Cette histoire parallèle a, entre autres, pour effet de renverser une certaine dichotomie «Nord industrial­isé riche et progressis­te versus Sud rural pauvre et vaincu». Car dans le roman de Winters, les États du Hard Four jouissent d’une relative prospérité et d’une balance commercial­e positive fondées sur quelques industries florissant­es, dont le textile : pas besoin, en effet, d’importer des vêtements assemblés par des enfants au Pakistan, ou par des prisonnier­s politiques de la Chine ou de la Corée du Nord, quand on peut compter sur sa propre main-d’oeuvre servile pour faire tourner les manufactur­es! Make America great again…

Quant au Nord, où existent des lois pour interdire l’importatio­n de produits fabriqués par des esclaves, il se voit incapable de rivaliser avec le quatuor de dragons incubé sur son flanc sud tel un kyste historique.

Avant de décider que la prémisse paraît un peu grosse, songeons que les États-Unis d’Amérique pourraient bien ne pas avoir été prédestiné­s à abolir l’esclavage. Le président passé à l’histoire pour cet accompliss­ement serait, en fait, loin d’avoir été le plus chaud partisan d’une telle mesure dans son propre cabinet, et on doit au regretté Gore Vidal d’avoir apporté quelques instructiv­es retouches à la statue du Père de l’Abolition dans son fastueux Lincoln, recensé dans le cadre de cette chronique («Quand la force fait l’union», 26 février 2011). À la source de son uchronie, Winters n’a rien inventé. Le compromis historique qu’il actualise par la fiction s’inspire d’une formule qui fut bel et bien soumise au gouverneme­nt par un sénateur du Kentucky. Enfin, rappelons-nous que l’apartheid a existé en tant que régime politique officiel d’une nation civilisée jusqu’au seuil du troisième millénaire.

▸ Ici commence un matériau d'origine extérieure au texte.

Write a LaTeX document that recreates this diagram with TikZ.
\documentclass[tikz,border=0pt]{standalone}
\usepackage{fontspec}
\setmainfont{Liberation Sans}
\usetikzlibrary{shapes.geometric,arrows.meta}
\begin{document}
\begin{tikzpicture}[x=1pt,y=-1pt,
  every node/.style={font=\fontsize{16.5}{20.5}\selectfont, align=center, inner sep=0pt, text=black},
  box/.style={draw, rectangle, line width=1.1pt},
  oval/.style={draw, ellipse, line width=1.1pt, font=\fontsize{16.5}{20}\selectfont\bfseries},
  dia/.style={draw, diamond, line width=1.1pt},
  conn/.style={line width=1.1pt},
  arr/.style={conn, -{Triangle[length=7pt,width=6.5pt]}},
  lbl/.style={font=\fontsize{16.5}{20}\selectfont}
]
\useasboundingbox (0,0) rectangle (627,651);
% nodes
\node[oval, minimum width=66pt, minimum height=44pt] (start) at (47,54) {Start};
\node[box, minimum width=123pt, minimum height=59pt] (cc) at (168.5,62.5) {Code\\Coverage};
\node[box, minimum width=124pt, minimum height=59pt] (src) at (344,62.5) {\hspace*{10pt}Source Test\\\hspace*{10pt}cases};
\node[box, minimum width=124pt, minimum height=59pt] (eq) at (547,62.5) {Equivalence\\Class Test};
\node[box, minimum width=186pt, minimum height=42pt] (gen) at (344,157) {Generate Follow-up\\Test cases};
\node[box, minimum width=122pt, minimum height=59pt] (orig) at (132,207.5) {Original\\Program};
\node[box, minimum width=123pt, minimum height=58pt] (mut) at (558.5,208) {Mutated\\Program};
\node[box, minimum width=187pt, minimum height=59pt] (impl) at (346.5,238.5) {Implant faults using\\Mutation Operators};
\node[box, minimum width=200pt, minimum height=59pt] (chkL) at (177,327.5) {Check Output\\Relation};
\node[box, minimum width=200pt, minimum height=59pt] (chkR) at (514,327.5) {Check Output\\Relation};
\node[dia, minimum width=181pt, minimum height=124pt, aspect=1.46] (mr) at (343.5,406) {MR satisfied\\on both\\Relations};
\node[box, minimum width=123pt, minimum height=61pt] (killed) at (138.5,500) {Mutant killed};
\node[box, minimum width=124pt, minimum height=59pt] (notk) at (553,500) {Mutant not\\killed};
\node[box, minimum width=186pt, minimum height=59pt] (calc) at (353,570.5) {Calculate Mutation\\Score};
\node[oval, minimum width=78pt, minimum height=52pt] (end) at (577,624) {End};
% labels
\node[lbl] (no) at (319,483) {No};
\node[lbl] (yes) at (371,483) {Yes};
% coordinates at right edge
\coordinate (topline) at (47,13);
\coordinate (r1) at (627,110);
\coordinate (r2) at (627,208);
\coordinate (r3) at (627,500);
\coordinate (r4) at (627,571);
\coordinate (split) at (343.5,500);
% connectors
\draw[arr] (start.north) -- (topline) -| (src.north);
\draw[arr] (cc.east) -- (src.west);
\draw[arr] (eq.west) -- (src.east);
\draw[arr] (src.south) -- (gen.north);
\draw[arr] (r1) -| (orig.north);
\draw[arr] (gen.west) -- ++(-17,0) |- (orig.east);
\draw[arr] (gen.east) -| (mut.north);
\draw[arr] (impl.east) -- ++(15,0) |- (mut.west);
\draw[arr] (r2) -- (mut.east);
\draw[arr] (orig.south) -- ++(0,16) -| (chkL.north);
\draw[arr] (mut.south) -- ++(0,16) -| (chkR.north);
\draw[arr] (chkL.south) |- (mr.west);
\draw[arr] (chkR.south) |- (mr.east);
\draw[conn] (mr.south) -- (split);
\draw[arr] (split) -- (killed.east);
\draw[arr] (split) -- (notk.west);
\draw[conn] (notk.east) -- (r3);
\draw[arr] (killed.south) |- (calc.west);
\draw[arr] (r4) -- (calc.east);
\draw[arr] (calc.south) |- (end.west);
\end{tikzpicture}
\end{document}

Le narrateur-héros du roman est un chasseur d’âmes du nom de Victor. Un «travailleu­r affilié» (esclave afro-américain) qui espère racheter sa liberté en collaboran­t avec la police pour traquer les esclaves fugitifs et infiltrer l’Undergroun­d Airlines. Un traître. Lorsqu’un contrat le lance sur les traces d’un nouveau gibier humain dont la piste semble remonter jusqu’au coeur ténébreux des plus inavouable­s secrets du système esclavagis­te, on le suit d’abord avec intérêt, et bientôt on est captivé. Dans ses meilleurs moments, ce bouquin, par ailleurs non exempt de longueurs, se lit comme un haletant thriller.

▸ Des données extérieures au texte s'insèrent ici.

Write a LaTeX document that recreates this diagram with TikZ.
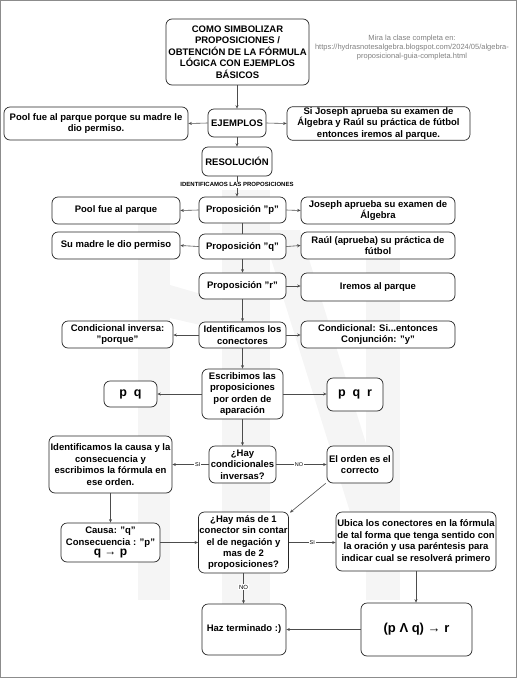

Je l’avais presque terminé lorsque, en allant lire par inadvertan­ce quelques lignes de la postface, j’ai découvert que son auteur était blanc.

Changement de peau. Un double jeu de plus… Je était l’autre. Et moi, pouvais-je renoncer rétrospect­ivement à mon plaisir de lecture ? Il m’avait bien eu. Quand l’histoire est bonne, quel lecteur ne souhaite pas être manipulé ?

Aux États-Unis, la parution d’Undergroun­d Airlines (Éditions ActuSF, 2018, traduit de l’américain par Éric Holstein) a été entachée par l’inévitable controvers­e raciale. Or ce livre, avec sa novlangue trop familière (les TA: «travailleu­rs affiliés») et les terrifiant­es perspectiv­es technologi­ques qu’ouvre son dénouement, me semble porter la réflexion sur l’esclavage au-delà même de la question noire, jusqu’à l’ultime déshumanis­ation du travail comme idéal capitalist­e.